A member of the "Omar Gomez" Western Front of the National Liberation Army (ELN) guerrillas, pictured in November 2017 at a camp in the Choco department, in northwestern Colombia

Gunmen claiming to belong to Colombia's last rebel group kidnapped an engineer in the country's east, police said Saturday, after peace talks broke down between the ELN rebels and Bogota. Rafael Andres Rian, a 41-year-old Colombian petroleum engineer was abducted from an office in Saravena, near the border with Venezuela, by "two masked men with pistols who identified themselves as members of the ELN," police said in a statement. The kidnapping took place just ahead of the arrival in Bogota of UN Secretary General Antonio Guterres, who supports peace negotiations between the government of President Juan Manuel Santos and the National Liberation Army (ELN) rebels.
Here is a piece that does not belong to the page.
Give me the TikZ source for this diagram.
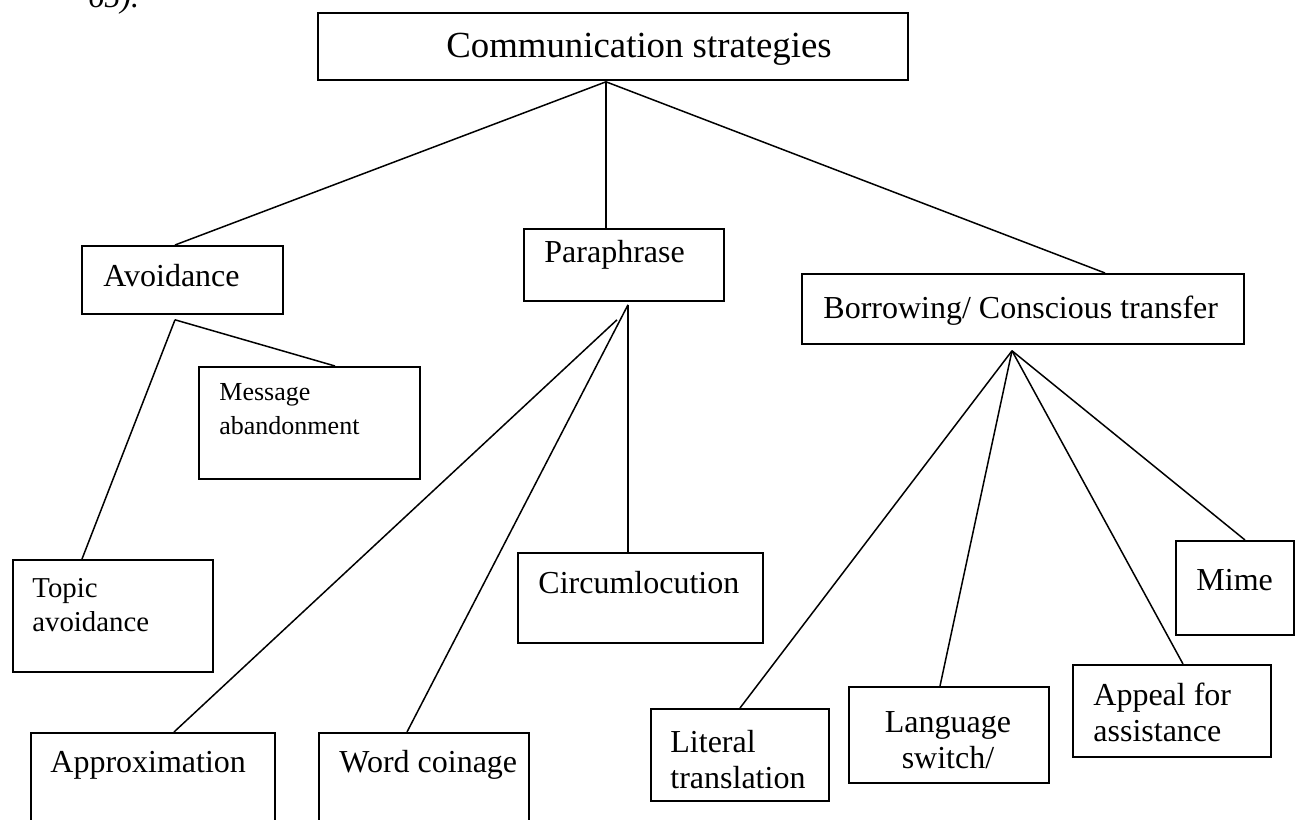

Guterres was scheduled to meet with Santos on Saturday afternoon and members of the UN mission, which monitors compliance with the peace agreement between the government and guerrila group turned political party FARC. But experts say international input is "not enough" to prompt a return to the negotiating table or any changes in position. "The visit will not have a great impact on the negotiations' resumption," international affairs expert Arlene Tickner told AFP. Santos on Wednesday announced the peace talks were suspended in response to what he said were guerrilla attacks. Talks had been set to resume in neighboring Ecuador, but a 101-day ceasefire expired without agreement to extend it. A pact with the ELN would close the last chapter of a half-century conflict in the South American nation, following a deal struck by Nobel Peace Prize-winning Santos in November 2016 with the much larger Revolutionary Armed Forces of Colombia (FARC) insurgents. Under that peace deal, the FARC has disarmed, demobilized its fighters, and transformed into a political party using the same acronym.